Located some dozen miles northeast of Corpus Christi, San Patricio de Hibernia was one of the first two Irish colonies established in Texas. In the last 1820s, james McGloin and John McMullen secured a land grant for this area from the Mexican government, which looked favorably upon settlement in Texas by Irish people who shared their Catholic faith.

The men recruited about 250 Catholic settlers, mainly in Donegal, Leinster and Connaught. In 1829, with a roster including names such as Brennan, Carroll, Conway, Dwyer, Fadden, Haughey and O'Docharty, they established the new town. San Patricio (the "de hibernia" was soon dropped) became chiefly a farming and ranching community.

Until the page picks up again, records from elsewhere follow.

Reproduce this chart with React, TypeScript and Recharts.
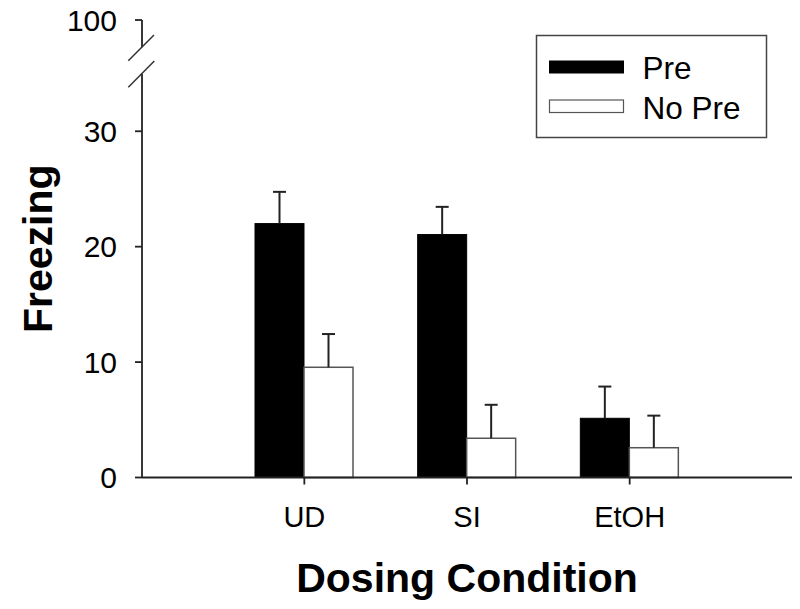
import React from 'react';
import { BarChart, Bar, XAxis, YAxis } from 'recharts';

const categories = ['UD', 'SI', 'EtOH'];
const preValues = [22.0, 21.05, 5.13];
const preErrors = [2.75, 2.4, 2.75];
const noPreValues = [9.55, 3.4, 2.58];
const noPreErrors = [2.88, 2.9, 2.78];
const yTicks = [0, 10, 20, 30];
const brokenTopLabel = '100';
const seriesNames = ['Pre', 'No Pre'];
const AXIS_TOP = 39.64; // position of the broken-axis "100" tick on the linear scale

const data = categories.map((c, i) => ({
  cat: c,
  pre: preValues[i],
  preErr: preErrors[i],
  noPre: noPreValues[i],
  noPreErr: noPreErrors[i],
}));

const FONT = '"Liberation Sans", Arial, sans-serif';
const AX = '#222';

const makeShape = (valueKey: string, errKey: string, fill: string, stroke: string, sw: number) => (props: any) => {
  const { x, y, width, height, payload } = props;
  const v = payload[valueKey];
  const e = payload[errKey];
  const pxPer = v ? height / v : 0;
  const top = y - e * pxPer;
  const cx = x + width / 2;
  return (
    <g>
      <rect x={x} y={y} width={width} height={height} fill={fill} stroke={stroke} strokeWidth={sw} />
      <line x1={cx} y1={y} x2={cx} y2={top} stroke={AX} strokeWidth={2} />
      <line x1={cx - 6.5} y1={top} x2={cx + 6.5} y2={top} stroke={AX} strokeWidth={2} />
    </g>
  );
};

const XTitle = (props: any) => {
  const vb = props.viewBox || { x: 134, y: 469.5, width: 650, height: 60 };
  return (
    <text x={vb.x + vb.width / 2} y={vb.y + 114.2} textAnchor="middle" fontFamily={FONT} fontWeight="bold" fontSize={41} fill="#000">
      Dosing Condition
    </text>
  );
};

const YTitle = (props: any) => {
  const vb = props.viewBox || { x: 0, y: 12, width: 134, height: 457.5 };
  const cx = 44;
  const cy = vb.y + vb.height / 2;
  return (
    <text x={cx} y={cy} transform={`rotate(-90, ${cx}, ${cy})`} textAnchor="middle" fontFamily={FONT} fontWeight="bold" fontSize={41} fill="#000">
      Freezing
    </text>
  );
};

export default function App() {
  return (
    <div style={{ position: 'relative', width: 784, height: 593 }}>
      <BarChart
        width={784}
        height={593}
        data={data}
        margin={{ top: 12, right: 0, bottom: 63.5, left: 0 }}
        barGap={0}
        barSize={49}
        style={{ overflow: 'visible' }}
      >
        <XAxis
          dataKey="cat"
          padding={{ left: 81, right: 81 }}
          height={60}
          tickSize={7}
          tickMargin={22}
          axisLine={{ stroke: AX, strokeWidth: 1.8 }}
          tickLine={{ stroke: AX, strokeWidth: 1.8 }}
          tick={{ fill: '#000', fontSize: 29, fontFamily: FONT }}
          label={{ content: XTitle } as any}
        />
        <YAxis
          type="number"
          domain={[0, AXIS_TOP]}
          ticks={[...yTicks, AXIS_TOP]}
          tickFormatter={(v: number) => (v === AXIS_TOP ? brokenTopLabel : String(v))}
          width={134}
          tickSize={7}
          tickMargin={18}
          interval={0}
          axisLine={{ stroke: AX, strokeWidth: 1.8 }}
          tickLine={{ stroke: AX, strokeWidth: 1.8 }}
          tick={{ fill: '#000', fontSize: 30, fontFamily: FONT }}
          label={{ content: YTitle } as any}
        />
        <Bar
          dataKey="pre"
          name={seriesNames[0]}
          fill="#000"
          isAnimationActive={false}
          shape={makeShape('pre', 'preErr', '#000', '#000', 1)}
        />
        <Bar
          dataKey="noPre"
          name={seriesNames[1]}
          fill="#fff"
          isAnimationActive={false}
          shape={makeShape('noPre', 'noPreErr', '#fff', '#555', 1.5)}
        />
      </BarChart>
      <svg
        width={784}
        height={593}
        style={{ position: 'absolute', left: 0, top: 0, pointerEvents: 'none' }}
      >
        <rect x={129} y={39.3} width={9} height={26.3} fill="#fff" />
        <line x1={120.3} y1={52.7} x2={146} y2={27} stroke="#333" strokeWidth={1.5} />
        <line x1={120.3} y1={79.3} x2={146.3} y2={53} stroke="#333" strokeWidth={1.5} />
        <g transform="translate(528.5, 27.5)">
          <rect x={0} y={0} width={230} height={102} fill="#fff" stroke="#444" strokeWidth={1.5} />
          <rect x={12.5} y={25} width={75} height={13} fill="#000" />
          <rect x={13} y={64.5} width={74} height={12.5} fill="#fff" stroke="#555" strokeWidth={1.2} />
          <text x={106} y={43} fontFamily={FONT} fontSize={31.5} fill="#000">{seriesNames[0]}</text>
          <text x={106} y={83} fontFamily={FONT} fontSize={31.5} fill="#000">{seriesNames[1]}</text>
        </g>
      </svg>
    </div>
  );
}
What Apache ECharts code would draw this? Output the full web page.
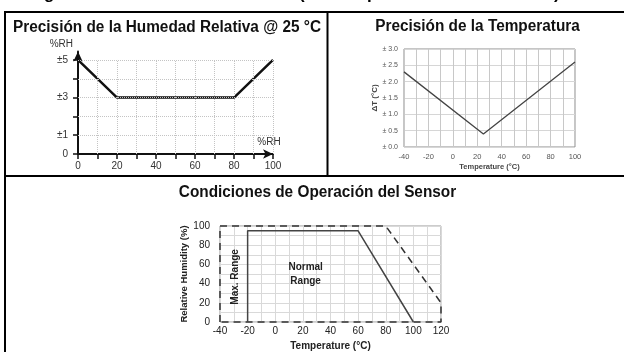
<!DOCTYPE html>
<html>
<head>
<meta charset="utf-8">
<script src="https://cdn.jsdelivr.net/npm/echarts@6/dist/echarts.min.js"></script>
<style>
  html, body { margin: 0; padding: 0; background: #fff; }
  #main { width: 624px; height: 352px; }
</style>
</head>
<body>
<div id="main"></div>
<script>
    // humedad relativa: error (%RH) vs %RH
    var rhPoints = [0, 20, 80, 100];
    var rhError = [5, 3, 3, 5];
    var rhTickLabels = [0, 1, 3, 5];
    var rhTicks = [0, 1, 2, 3, 4, 5];
    // temperatura: error (°C) vs temperatura
    var tPoints = [-40, 25, 100];
    var tError = [2.3, 0.4, 2.6];
    // condiciones de operacion
    var normalT = [-20, -20, 60, 100];
    var normalRH = [0, 95, 95, 0];
    var maxT = [-40, -40, 80, 120, 120, -40];
    var maxRH = [0, 100, 100, 20, 0, 0];
    var rangeNames = ['Max. Range', 'Normal\nRange'];

    var font = 'Liberation Sans';
    var myChart = echarts.init(document.getElementById('main'));

    function pairs(xs, ys) {
        return xs.map(function (x, i) { return [x, ys[i]]; });
    }
    function every20(v) {
        return v % 20 === 0 ? String(v) : '';
    }

    // dotted grid of the first panel, stops at ±5
    var rhGrid = [];
    for (var gx = 10; gx <= 100; gx += 10) {
        rhGrid.push([{ coord: [gx, 0] }, { coord: [gx, 5] }]);
    }
    for (var gy = 1; gy <= 5; gy++) {
        rhGrid.push([{ coord: [0, gy] }, { coord: [100, gy] }]);
    }

    function title(text, x, y) {
        return {
            type: 'text', x: x, y: y, scaleX: 0.96,
            style: { text: text, font: 'bold 16px ' + font, fill: '#111', align: 'center', verticalAlign: 'middle' }
        };
    }
    function rule(x1, y1, x2, y2) {
        return {
            type: 'line', shape: { x1: x1, y1: y1, x2: x2, y2: y2 },
            style: { stroke: '#000', lineWidth: 2 }
        };
    }
    function clipped(ch, x) {
        return {
            type: 'text', x: x, y: -6,
            style: { text: ch, font: 'bold 17px ' + font, fill: '#000', verticalAlign: 'middle' }
        };
    }

    var option = {
        animation: false,
        textStyle: { fontFamily: font },
        graphic: [
            rule(5, 12, 624, 12),
            rule(5, 11, 5, 352),
            rule(327.5, 12, 327.5, 176),
            rule(5, 176, 624, 176),
            title('Precisión de la Humedad Relativa @ 25 °C', 167, 28),
            title('Precisión de la Temperatura', 477.5, 27),
            title('Condiciones de Operación del Sensor', 317.5, 193),
            clipped('g', 44),
            clipped('(', 299),
            clipped('p', 367),
            clipped(')', 554)
        ],
        grid: [
            { left: 78, top: 51.5, width: 195, height: 102.5 },
            { left: 404, top: 49, width: 171, height: 98, show: true, borderColor: '#8c8c8c', borderWidth: 1 },
            { left: 220, top: 226, width: 221, height: 96, show: true, borderColor: '#999', borderWidth: 1 }
        ],
        xAxis: [{
            type: 'value', gridIndex: 0, min: 0, max: 100, interval: 10,
            axisLine: {
                show: true, onZero: false, symbol: ['none', 'arrow'], symbolSize: [7, 10],
                lineStyle: { color: '#111', width: 2 }
            },
            axisTick: { show: true, length: 5, lineStyle: { color: '#111', width: 1.5 } },
            axisLabel: { formatter: every20, color: '#333', fontSize: 10, margin: 7 },
            splitLine: { show: false },
            name: '%RH', nameLocation: 'end', nameGap: -4,
            nameTextStyle: { align: 'center', verticalAlign: 'bottom', padding: [0, 0, 7, 0], fontSize: 10, color: '#333' }
        }, {
            type: 'value', gridIndex: 1, min: -40, max: 100, interval: 10,
            axisLine: { show: false }, axisTick: { show: false },
            axisLabel: { formatter: every20, color: '#555', fontSize: 7.5, margin: 6 },
            splitLine: { show: true, lineStyle: { color: '#c8c8c8', width: 1 } },
            name: 'Temperature (°C)', nameLocation: 'middle', nameGap: 16,
            nameTextStyle: { fontSize: 7.5, fontWeight: 'bold', color: '#444' }
        }, {
            type: 'value', gridIndex: 2, min: -40, max: 120, interval: 10,
            axisLine: { show: false }, axisTick: { show: false },
            axisLabel: { formatter: every20, color: '#222', fontSize: 10, margin: 4 },
            splitLine: { show: true, lineStyle: { color: '#d9d9d9', width: 1 } },
            name: 'Temperature (°C)', nameLocation: 'middle', nameGap: 19,
            nameTextStyle: { fontSize: 10, fontWeight: 'bold', color: '#222' }
        }],
        yAxis: [{
            type: 'value', gridIndex: 0, min: 0, max: 5.45,
            axisLine: {
                show: true, onZero: false, symbol: ['none', 'arrow'], symbolSize: [7, 10],
                lineStyle: { color: '#111', width: 2 }
            },
            axisTick: { show: true, length: 5, customValues: rhTicks, lineStyle: { color: '#111', width: 1.5 } },
            axisLabel: {
                customValues: rhTickLabels, color: '#333', fontSize: 10, margin: 10,
                formatter: function (v) { return v === 0 ? '0' : '±' + v; }
            },
            splitLine: { show: false },
            name: '%RH', nameLocation: 'end', nameGap: 2,
            nameTextStyle: { align: 'right', padding: [0, 5, 0, 0], fontSize: 10, color: '#333' }
        }, {
            type: 'value', gridIndex: 1, min: 0, max: 3, interval: 0.5,
            axisLine: { show: false }, axisTick: { show: false },
            axisLabel: {
                color: '#555', fontSize: 7, margin: 6,
                formatter: function (v) { return '± ' + v.toFixed(1); }
            },
            splitLine: { show: true, lineStyle: { color: '#d6d6d6', width: 1 } },
            name: 'ΔT (°C)', nameLocation: 'middle', nameGap: 21,
            nameTextStyle: { fontSize: 8, fontWeight: 'bold', color: '#444' }
        }, {
            type: 'value', gridIndex: 2, min: 0, max: 100, interval: 10,
            axisLine: { show: false }, axisTick: { show: false },
            axisLabel: { formatter: every20, color: '#222', fontSize: 10, margin: 10 },
            splitLine: { show: true, lineStyle: { color: '#d9d9d9', width: 1 } },
            name: 'Relative Humidity (%)', nameLocation: 'middle', nameGap: 24,
            nameTextStyle: { fontSize: 9.5, fontWeight: 'bold', color: '#222' }
        }],
        series: [{
            type: 'line', xAxisIndex: 0, yAxisIndex: 0, data: [], z: 1, silent: true,
            markLine: {
                silent: true, symbol: ['none', 'none'], label: { show: false },
                lineStyle: { type: 'dotted', color: '#c4c4c4', width: 1 },
                emphasis: { disabled: true },
                data: rhGrid
            }
        }, {
            name: 'RH', type: 'line', xAxisIndex: 0, yAxisIndex: 0, z: 3, clip: false,
            data: pairs(rhPoints, rhError), showSymbol: false,
            lineStyle: { color: '#111', width: 2.5 }
        }, {
            name: 'T', type: 'line', xAxisIndex: 1, yAxisIndex: 1, clip: false,
            data: pairs(tPoints, tError), showSymbol: false,
            lineStyle: { color: '#444', width: 1.3 }
        }, {
            name: 'Max', type: 'line', xAxisIndex: 2, yAxisIndex: 2, clip: false,
            data: pairs(maxT, maxRH), showSymbol: false,
            lineStyle: { color: '#333', width: 1.5, type: [7, 5] }
        }, {
            name: 'Normal', type: 'line', xAxisIndex: 2, yAxisIndex: 2, clip: false,
            data: pairs(normalT, normalRH), showSymbol: false,
            lineStyle: { color: '#444', width: 1.5 },
            markPoint: {
                symbol: 'circle', symbolSize: 0, silent: true,
                label: { show: true, position: 'inside', formatter: '{b}', fontWeight: 'bold', fontSize: 10, color: '#222', lineHeight: 14 },
                data: [
                    { name: rangeNames[0], coord: [-29, 47], label: { rotate: 90 } },
                    { name: rangeNames[1], coord: [22, 50] }
                ]
            }
        }]
    };
    myChart.setOption(option);
</script>
</body>
</html>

On the orders of General Sam Houston, San Patricio County had the honor of being the first county organized in the newly independent Texas Republic, on March 17th, St. Patrick's Day, 1836. Most of the settlers had moved on by the end of the 19th century, and the town effectively ceased to exist. Since then, however, it has been reincorporated (1971), and visitors can tour the restored old courthouse and several of the original houses each St. Patrick's Day.

Wyoming

CODY:
CODY BIRTHPLACE /
BUFFALO BILL HISTORICAL CENTER,
720 SHERIDAN AVENUE

Son of an Irish immigrant, "Buffalo Bill" Cody came to symbolize the exploits of American in taming the western frontier. He excelled as a scout and a hunter, and later became a world-famous showman, entertaining hordes with his Wild West troupe.

The Cody Birthplace contains a fascinating collection of memorabilia. Within blocks, you may also visit the Whitney Gallery of Western Art, the Plains Indian Museum, and Buffalo Bill Village & Western Exhibits, a recreated town of the early West. All facilities are open daily, 7am to 10pm, June through August.